BOOKS: A Reflection on Jhumpa Lahiri's The Lowland


“Isolation offered its own form of companionship: the reliable silence of her rooms, the steadfast tranquility of the evenings. The promise that she would find things where she put them, that there would be no interruption, no surprise. It greeted her at the end of each day and lay still with her at night.”

This is Gauri's life. A professor of philosophy in California. Successful, alone. But before this life, somewhere in New England, she was a mother, an unhappy wife. And before that life, in India, she was the young idealist who, for the love of a man, became an accomplice to murder.

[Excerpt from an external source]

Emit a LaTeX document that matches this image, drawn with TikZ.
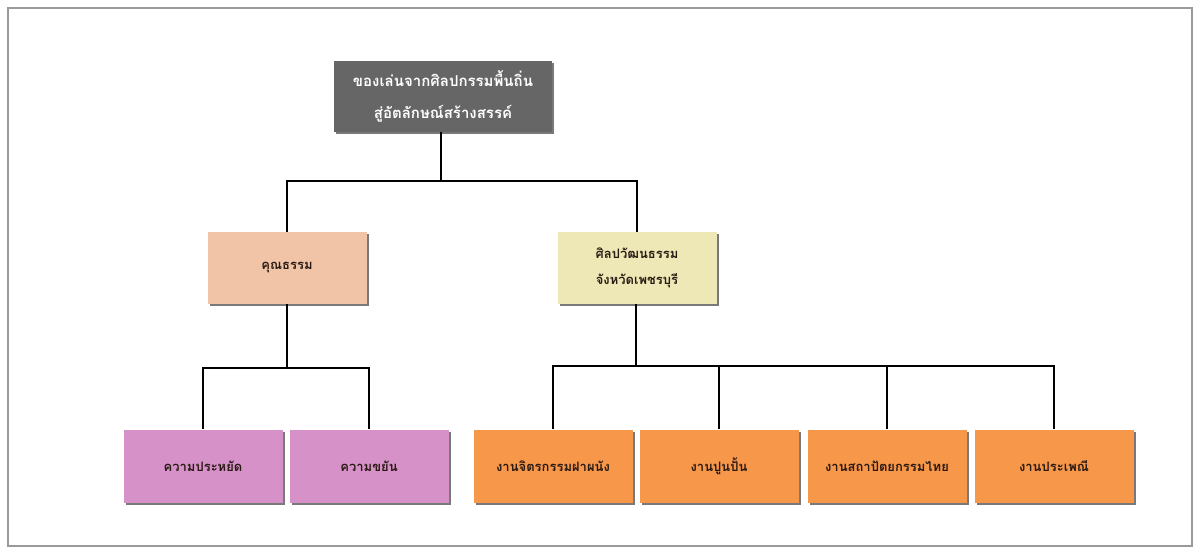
\documentclass[tikz,border=0pt]{standalone}
\usepackage{fontspec}
\newfontfamily\thaifont[Script=Thai]{Loma}
\usetikzlibrary{shadows}
\definecolor{topgray}{HTML}{666666}
\definecolor{peach}{HTML}{F1C4A8}
\definecolor{cream}{HTML}{EEE8B6}
\definecolor{orchid}{HTML}{D591C8}
\definecolor{amber}{HTML}{F7974A}
\definecolor{framegray}{HTML}{9A9A9A}
\definecolor{inktext}{HTML}{2A1A14}
\tikzset{
  box/.style={draw=none, rectangle, align=center, inner sep=2pt,
    font=\thaifont\bfseries\fontsize{13}{26}\selectfont, text=inktext,
    drop shadow={shadow xshift=2pt, shadow yshift=-2pt, fill=black!70, opacity=0.75}},
  headbox/.style={box, fill=topgray, text=white, minimum width=218pt, minimum height=71pt,
    font=\thaifont\bfseries\fontsize{15}{32}\selectfont},
  midbox/.style={box, minimum width=159pt, minimum height=72pt},
  leafbox/.style={box, minimum width=159pt, minimum height=73pt},
  wire/.style={draw=black, line width=1.3pt}
}
\begin{document}
\begin{tikzpicture}[x=1pt,y=-1pt]
  \useasboundingbox (0,0) rectangle (1195,549);
  % outer frame
  \draw[framegray, line width=2pt] (7.5,8) rectangle (1192,546);

  % boxes
  \node[headbox] (root) at (443,96) {ของเล่นจากศิลปกรรมพื้นถิ่น\\สู่อัตลักษณ์สร้างสรรค์};
  \node[midbox, fill=peach] (virtue) at (287,268) {คุณธรรม};
  \node[midbox, fill=cream] (culture) at (637,268) {ศิลปวัฒนธรรม\\จังหวัดเพชรบุรี};

  \node[leafbox, fill=orchid] (thrift) at (203,466) {ความประหยัด};
  \node[leafbox, fill=orchid] (diligence) at (369,466) {ความขยัน};

  \node[leafbox, fill=amber] (mural) at (553,466) {งานจิตรกรรมฝาผนัง};
  \node[leafbox, fill=amber] (stucco) at (719,466) {งานปูนปั้น};
  \node[leafbox, fill=amber] (archi) at (887,466) {งานสถาปัตยกรรมไทย};
  \node[leafbox, fill=amber] (custom) at (1054,466) {งานประเพณี};

  % junction points of the tree
  \coordinate (j0) at (441,181);
  \coordinate (j1) at (287,368);
  \coordinate (j2) at (636,366);

  % connectors
  \draw[wire] (root.south -| j0) -- (j0);
  \draw[wire] (j0) -| (virtue.north);
  \draw[wire] (j0) -| (culture.north);

  \draw[wire] (virtue.south) -- (j1);
  \draw[wire] (j1) -| (thrift.north);
  \draw[wire] (j1) -| (diligence.north);

  \draw[wire] (culture.south -| j2) -- (j2);
  \draw[wire] (j2) -| (mural.north);
  \draw[wire] (j2) -| (stucco.north);
  \draw[wire] (j2) -| (archi.north);
  \draw[wire] (j2) -| (custom.north);
\end{tikzpicture}
\end{document}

It is easy to hate Gauri. Having been given a second chance at life in the US. How could she be so selfish to leave her child and husband in pursuit of her dreams.?How could a mother leave a daughter so easily? And could she be so coldhearted as to repay her husband's kindness by disappearing?

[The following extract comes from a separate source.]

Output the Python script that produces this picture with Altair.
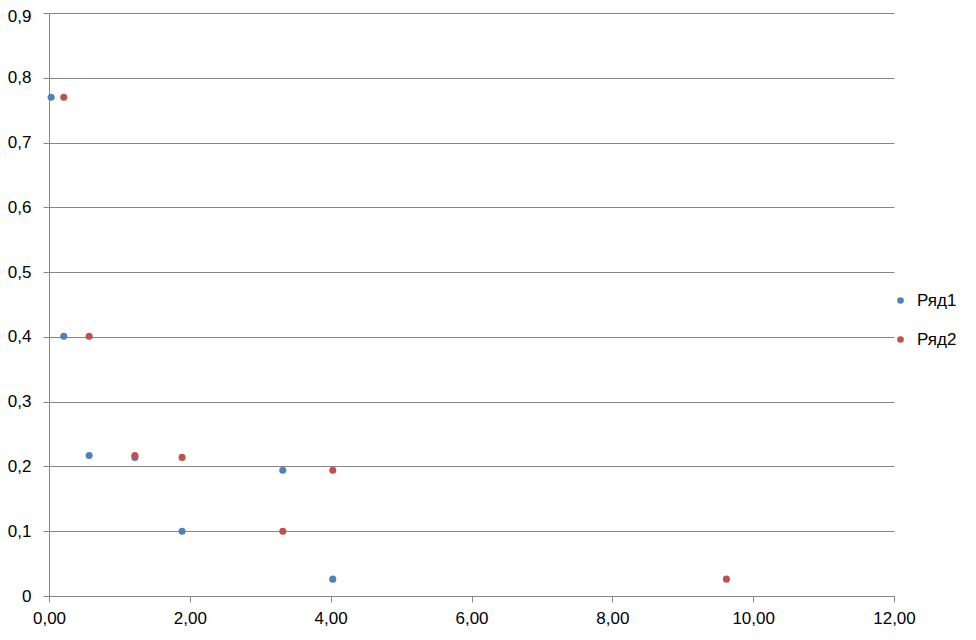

And so goes the plot for the second part The Lowland. I am a Jhumpa Lahiri reader from way back, so this is not really a book review but a reflection sparked by the book. I think of Ms. Lahiri's short stories as truly mesmerizing pieces whose short but shimmering plots stay with me for years. But her first novel, The Namesake, which came out a few years ago, was a disappointment. There was a disjoint in that novel. It became short flashes of beautiful writing and distressed characters that never came together fully.

Fortunately, The Lowland, her second attempt at penning novels, was a more rewarding read. It is in fact like reading two novels. The first part is set in India and is about two brothers, Subhash and Udayan, growing up in a small town in Calcutta. Both are academically brilliant, but Udayan uses his gifts to join a radical communist movement, while the older, more responsible and duller Subhash works on his studies and gets a study grant to the United States.

The second part is set in a seaside town in New England, where Subhash is based. The catalyst for the second part is the violent death of Udayan, who leaves behind a pregnant wife, Gauri. The older brother, for reasons still not fully explained, proposes and then marries Gauri and brings her to the US to allow her to start a new life. Except that the new life Gauri wanted was really a life without a daughter and a husband, and so one day she disappears out of Subhash and her daughter Bela's life.

Jhumpa Lahiri's writing is lyrical yet sparse. And her plots might not appeal to those who are used to fast paced thriller or cliffhanger novels. This book is the kind that one reads for the insights to the characters' inner lives. It is the kind that one reads in silence, with a glass of aperitif and quiet contemplation as the novel will inevitably lead the reader to a door, where we sigh to reflect on the puzzles of our own imperfect lives.

Jhumpa Lahiri's protagonists, Subhash and Gauri are successful in that they have achieved the american dream of stable, professional lives. But beneath these blankets of security is their own wonderment on how incomplete, how fractured their lives are. How there is always something, the past, a painful truth, that draws them to the fringes of sadness.

Still, towards the tail end of the novel, Lahiri offers hope. Subhash, the dutiful brother, the husband who was left behind, finds happiness with Bela's high school teacher and discovers stable, romantic love in his seventies. And Bela, who have shunned any good relations with her mother, gives Gauri hope in a letter:

Meghna asks about you. Maybe she senses something…It's too soon to tell her the story now. But one day I'll explain to her who you are, and what you did. My daughter will know the truth about you. Nothing more, nothing less. If then, she still wants you, and to have a relationship with you, I'm willing to facilitate that.


***The Lowland is shortlisted for the 2013 Man Booker Prize. The winner will be announced on Oct.15 2013.